You're not really a Marketing Manager. You're someone who writes landing pages that convert, or builds email sequences that don't get ignored, or whatever specific thing you actually do well. The title is just shorthand.
Most people still introduce themselves with job titles though. Their whole online presence is organized around "I'm a Product Designer" when what they really do is design onboarding flows that reduce churn by 20%. That's more specific. That's more valuable. That's actually a skill.
I've been thinking about my own work in these terms and honestly it's harder to articulate than I thought. What do I actually do? Not the title, not the format - what problem am I solving?
I’m juggling various projects, and I don't have a great answer yet.

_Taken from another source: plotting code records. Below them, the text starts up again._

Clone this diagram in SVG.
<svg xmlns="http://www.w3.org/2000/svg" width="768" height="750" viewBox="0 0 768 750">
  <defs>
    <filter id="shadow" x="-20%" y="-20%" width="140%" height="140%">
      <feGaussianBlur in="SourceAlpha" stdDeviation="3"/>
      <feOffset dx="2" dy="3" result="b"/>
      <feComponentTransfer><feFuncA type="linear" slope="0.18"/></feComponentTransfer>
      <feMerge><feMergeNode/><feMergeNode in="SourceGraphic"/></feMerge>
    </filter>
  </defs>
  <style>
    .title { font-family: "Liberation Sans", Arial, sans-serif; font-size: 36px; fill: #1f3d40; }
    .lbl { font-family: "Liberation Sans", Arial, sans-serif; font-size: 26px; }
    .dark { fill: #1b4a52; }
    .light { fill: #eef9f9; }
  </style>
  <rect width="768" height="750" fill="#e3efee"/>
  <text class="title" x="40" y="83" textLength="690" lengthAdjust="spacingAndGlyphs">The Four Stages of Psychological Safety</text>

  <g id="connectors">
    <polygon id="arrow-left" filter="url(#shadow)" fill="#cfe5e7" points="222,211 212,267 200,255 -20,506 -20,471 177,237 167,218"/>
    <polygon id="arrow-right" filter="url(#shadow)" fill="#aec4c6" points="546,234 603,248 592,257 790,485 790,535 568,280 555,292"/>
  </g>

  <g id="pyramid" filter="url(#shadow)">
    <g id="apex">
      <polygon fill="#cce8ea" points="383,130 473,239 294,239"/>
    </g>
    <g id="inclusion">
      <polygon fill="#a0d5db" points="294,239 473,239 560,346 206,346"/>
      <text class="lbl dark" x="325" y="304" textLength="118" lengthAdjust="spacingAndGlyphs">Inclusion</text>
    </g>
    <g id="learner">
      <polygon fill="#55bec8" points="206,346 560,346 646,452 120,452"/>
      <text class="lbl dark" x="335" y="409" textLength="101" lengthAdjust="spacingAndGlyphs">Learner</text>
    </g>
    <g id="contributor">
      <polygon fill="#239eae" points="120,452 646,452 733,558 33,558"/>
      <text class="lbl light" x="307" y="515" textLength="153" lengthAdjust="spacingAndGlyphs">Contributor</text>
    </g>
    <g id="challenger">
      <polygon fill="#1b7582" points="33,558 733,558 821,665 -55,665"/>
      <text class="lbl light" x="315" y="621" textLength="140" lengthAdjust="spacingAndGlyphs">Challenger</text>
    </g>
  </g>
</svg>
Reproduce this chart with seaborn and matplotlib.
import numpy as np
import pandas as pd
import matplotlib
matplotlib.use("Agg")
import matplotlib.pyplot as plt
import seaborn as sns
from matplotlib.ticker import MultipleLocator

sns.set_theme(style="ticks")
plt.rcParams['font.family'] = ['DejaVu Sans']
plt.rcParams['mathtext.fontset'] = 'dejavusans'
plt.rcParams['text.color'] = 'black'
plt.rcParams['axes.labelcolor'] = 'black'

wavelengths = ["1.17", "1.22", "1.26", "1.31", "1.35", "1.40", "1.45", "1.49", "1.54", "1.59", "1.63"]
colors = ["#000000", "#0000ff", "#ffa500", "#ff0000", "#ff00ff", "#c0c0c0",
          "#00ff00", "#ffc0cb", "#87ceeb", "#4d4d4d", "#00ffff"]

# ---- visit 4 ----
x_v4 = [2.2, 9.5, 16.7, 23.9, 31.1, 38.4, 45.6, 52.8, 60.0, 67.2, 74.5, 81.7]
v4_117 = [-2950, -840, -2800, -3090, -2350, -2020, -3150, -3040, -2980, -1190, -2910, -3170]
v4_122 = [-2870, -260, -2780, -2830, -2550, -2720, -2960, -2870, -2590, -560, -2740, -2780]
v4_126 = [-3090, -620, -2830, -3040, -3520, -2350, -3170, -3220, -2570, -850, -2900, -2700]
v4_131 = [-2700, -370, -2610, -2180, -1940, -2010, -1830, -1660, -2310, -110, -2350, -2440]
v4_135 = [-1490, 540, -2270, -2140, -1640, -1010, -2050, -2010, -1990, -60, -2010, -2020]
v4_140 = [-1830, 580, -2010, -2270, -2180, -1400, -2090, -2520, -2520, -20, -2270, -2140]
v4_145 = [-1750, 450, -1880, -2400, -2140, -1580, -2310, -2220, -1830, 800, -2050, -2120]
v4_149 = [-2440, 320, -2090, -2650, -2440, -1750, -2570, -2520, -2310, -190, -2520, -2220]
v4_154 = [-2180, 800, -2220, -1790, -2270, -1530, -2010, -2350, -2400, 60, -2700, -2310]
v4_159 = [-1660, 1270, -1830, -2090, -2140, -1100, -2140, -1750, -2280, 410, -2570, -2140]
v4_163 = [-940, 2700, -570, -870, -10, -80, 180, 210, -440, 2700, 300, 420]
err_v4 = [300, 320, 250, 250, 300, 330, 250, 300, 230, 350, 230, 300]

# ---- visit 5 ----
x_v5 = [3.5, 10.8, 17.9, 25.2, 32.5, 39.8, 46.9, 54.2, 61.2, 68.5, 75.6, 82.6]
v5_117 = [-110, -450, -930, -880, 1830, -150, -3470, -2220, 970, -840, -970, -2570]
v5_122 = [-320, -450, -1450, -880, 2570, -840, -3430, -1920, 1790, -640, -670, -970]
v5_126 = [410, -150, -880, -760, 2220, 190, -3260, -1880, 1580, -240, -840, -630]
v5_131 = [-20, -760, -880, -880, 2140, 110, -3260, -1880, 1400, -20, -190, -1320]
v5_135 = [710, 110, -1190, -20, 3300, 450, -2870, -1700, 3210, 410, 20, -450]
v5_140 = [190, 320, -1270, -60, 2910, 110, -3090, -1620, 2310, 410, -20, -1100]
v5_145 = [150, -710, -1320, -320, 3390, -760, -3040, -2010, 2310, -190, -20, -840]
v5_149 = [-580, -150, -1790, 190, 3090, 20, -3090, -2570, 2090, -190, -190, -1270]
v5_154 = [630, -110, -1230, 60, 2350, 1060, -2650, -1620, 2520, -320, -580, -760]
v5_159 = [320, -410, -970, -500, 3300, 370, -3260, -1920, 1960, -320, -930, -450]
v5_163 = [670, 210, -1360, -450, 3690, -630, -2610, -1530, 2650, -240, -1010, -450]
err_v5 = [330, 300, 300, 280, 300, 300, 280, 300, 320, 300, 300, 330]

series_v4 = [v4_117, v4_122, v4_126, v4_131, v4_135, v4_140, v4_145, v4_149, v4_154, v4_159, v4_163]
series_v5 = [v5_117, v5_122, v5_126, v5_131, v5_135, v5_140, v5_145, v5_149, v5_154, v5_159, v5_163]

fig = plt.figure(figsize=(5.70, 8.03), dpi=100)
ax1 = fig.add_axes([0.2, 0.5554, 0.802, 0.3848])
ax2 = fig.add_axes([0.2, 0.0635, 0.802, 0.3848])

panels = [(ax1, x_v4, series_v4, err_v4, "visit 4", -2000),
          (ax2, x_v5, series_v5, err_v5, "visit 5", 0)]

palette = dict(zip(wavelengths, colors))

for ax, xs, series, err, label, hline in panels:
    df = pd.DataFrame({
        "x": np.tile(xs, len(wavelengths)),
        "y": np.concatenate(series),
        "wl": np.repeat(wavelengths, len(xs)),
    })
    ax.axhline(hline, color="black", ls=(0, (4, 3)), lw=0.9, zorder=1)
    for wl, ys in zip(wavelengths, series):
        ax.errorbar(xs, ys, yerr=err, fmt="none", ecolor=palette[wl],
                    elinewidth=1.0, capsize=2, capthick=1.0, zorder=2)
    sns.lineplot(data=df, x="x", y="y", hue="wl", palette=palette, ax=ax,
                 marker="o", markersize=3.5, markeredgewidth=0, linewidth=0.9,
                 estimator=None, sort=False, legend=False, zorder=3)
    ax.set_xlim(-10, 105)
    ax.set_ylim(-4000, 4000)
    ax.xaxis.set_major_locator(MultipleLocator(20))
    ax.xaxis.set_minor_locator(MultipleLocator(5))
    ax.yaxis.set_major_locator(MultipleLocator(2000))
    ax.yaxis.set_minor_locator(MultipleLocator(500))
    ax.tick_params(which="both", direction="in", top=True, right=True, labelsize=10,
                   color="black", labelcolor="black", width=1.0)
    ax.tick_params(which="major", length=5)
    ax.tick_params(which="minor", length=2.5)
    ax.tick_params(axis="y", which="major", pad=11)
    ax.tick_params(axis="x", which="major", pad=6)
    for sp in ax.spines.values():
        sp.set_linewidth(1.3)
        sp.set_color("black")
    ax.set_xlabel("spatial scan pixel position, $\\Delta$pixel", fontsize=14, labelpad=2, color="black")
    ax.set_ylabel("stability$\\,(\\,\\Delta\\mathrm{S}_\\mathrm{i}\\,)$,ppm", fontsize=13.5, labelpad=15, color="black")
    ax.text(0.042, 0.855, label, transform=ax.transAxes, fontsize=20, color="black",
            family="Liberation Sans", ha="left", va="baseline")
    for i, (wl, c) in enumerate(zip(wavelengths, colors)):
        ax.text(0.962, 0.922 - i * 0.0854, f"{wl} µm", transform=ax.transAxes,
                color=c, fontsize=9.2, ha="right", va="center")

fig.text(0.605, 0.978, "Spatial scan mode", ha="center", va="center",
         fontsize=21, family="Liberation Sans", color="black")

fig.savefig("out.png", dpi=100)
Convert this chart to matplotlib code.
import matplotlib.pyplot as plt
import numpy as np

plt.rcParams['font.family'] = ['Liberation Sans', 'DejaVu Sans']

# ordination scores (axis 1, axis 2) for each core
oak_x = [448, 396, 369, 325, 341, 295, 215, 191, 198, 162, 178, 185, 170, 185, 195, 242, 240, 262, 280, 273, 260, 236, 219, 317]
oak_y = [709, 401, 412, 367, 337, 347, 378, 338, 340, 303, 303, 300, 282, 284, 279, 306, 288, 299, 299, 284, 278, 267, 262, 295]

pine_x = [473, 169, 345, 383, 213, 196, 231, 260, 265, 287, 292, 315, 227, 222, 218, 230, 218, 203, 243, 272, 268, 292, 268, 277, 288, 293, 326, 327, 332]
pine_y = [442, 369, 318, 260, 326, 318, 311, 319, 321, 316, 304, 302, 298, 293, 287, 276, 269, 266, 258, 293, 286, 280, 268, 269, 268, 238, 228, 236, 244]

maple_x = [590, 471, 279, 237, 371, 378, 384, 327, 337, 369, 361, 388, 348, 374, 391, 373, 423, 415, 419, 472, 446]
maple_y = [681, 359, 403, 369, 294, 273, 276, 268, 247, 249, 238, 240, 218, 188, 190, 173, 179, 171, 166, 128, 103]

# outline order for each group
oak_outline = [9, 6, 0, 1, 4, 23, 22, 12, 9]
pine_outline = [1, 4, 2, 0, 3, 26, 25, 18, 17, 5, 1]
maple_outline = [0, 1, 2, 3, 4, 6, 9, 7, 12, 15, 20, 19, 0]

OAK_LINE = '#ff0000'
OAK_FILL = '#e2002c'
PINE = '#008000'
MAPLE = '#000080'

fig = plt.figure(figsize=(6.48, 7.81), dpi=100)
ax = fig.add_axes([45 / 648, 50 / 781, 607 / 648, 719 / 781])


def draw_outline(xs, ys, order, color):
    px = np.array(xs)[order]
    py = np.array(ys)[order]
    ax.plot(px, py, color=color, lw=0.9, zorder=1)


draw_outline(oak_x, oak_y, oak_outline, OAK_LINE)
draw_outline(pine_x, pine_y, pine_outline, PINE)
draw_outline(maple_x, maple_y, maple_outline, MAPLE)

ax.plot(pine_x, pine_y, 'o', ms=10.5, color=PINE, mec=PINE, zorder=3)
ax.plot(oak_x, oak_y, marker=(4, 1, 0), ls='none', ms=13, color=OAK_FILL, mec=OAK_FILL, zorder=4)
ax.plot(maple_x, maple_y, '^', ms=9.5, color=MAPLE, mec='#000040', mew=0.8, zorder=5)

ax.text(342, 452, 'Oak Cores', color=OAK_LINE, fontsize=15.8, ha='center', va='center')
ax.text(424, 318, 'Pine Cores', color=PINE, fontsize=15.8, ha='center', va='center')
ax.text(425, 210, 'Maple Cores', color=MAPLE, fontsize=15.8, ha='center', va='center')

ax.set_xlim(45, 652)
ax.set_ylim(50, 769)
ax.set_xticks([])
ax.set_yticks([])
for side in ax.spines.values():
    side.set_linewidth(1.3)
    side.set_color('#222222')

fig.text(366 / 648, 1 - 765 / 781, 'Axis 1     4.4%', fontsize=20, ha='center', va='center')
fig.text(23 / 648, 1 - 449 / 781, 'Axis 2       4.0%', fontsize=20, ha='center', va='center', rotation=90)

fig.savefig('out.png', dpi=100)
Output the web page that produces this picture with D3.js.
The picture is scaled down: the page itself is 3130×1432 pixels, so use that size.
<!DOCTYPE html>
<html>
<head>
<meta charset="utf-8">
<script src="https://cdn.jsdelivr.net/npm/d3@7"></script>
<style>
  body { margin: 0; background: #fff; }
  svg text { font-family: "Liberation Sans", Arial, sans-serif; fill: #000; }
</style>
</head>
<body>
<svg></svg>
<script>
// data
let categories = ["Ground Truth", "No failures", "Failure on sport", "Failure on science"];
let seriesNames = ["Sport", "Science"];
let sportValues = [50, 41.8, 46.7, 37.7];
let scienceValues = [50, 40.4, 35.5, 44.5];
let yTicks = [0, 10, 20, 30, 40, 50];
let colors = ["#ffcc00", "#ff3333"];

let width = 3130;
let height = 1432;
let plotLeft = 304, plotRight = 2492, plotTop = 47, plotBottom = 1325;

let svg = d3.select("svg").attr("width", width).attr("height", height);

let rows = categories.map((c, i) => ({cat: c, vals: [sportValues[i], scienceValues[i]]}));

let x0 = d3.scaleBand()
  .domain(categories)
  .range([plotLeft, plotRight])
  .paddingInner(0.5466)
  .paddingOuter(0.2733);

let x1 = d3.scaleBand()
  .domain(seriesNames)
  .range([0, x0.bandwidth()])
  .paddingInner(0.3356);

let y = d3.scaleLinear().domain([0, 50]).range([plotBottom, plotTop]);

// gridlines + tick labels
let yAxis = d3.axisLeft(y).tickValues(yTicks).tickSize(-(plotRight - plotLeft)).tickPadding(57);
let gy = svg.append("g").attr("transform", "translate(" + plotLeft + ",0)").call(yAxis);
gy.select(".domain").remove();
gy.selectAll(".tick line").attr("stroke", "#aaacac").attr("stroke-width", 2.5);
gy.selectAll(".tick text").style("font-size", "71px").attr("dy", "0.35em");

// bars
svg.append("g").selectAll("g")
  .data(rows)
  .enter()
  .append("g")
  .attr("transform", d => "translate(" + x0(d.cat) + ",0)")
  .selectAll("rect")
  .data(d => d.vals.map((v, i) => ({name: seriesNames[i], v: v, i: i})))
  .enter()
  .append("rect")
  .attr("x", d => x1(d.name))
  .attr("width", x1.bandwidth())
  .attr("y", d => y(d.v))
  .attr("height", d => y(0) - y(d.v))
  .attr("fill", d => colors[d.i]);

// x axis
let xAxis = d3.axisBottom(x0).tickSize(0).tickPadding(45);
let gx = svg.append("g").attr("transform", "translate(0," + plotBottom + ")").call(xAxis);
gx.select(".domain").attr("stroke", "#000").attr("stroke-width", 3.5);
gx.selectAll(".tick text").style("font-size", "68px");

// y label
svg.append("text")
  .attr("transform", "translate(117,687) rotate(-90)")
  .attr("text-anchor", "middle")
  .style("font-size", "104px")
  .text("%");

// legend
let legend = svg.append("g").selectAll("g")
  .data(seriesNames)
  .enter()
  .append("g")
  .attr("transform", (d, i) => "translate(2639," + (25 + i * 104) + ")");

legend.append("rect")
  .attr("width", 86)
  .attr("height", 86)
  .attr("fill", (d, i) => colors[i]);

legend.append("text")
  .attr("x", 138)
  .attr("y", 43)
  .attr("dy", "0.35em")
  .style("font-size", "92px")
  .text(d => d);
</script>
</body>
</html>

But I do think the gap is growing between people who position themselves around vague titles and people who position themselves around specific outcomes. One group competes with everyone who has the same title. The other group barely has competition because they solve something specific.
Takeaway: Try listing three specific outcomes you deliver. Not your job title. Not "marketing" or "design." What exact problem do you solve? That's probably what you should be leading with.
📚 AND WISE
Most People Leave Right Before It Works
I quit a lot of things I probably shouldn't have quit. Not because they were wrong for me or didn't make sense anymore. Just because they were taking longer than I thought they would and I got tired of waiting.
That's different from recognizing something isn't working and moving on. That's just impatience disguised as decision-making.
What's weird is how comfortable that option always is. Like it's right there, available whenever things get uncomfortable. Why am I still doing this? This is taking too long. Maybe I should try something else.
Year one of anything, everyone's around. Year two, half the people are gone. By year three, it's mostly empty. Not because the thing became impossible. Just because most people didn't want to wait anymore.
I've watched this happen with people building businesses, starting creative projects, learning difficult skills. The enthusiasm disappears fast once it becomes obvious how long it actually takes. Then people go looking for the shorter line. The quicker payoff.
The uncomfortable part is realizing you can't really start something new properly while you're dragging incomplete things around behind you. Nothing has an ending. Everything just stopped partway through.
Most people never find out what happens if they just stay when staying stops being exciting. They're always somewhere in the middle of something, looking for the next thing that might work faster.
I'm not saying stick with everything forever. But I am saying most of us quit right when it's about to click. We just don't stay long enough to see it.
Takeaway: Think about something you quit that you didn't actually want to quit. You just got tired of how long it was taking. Ask yourself if you left right before it would have worked.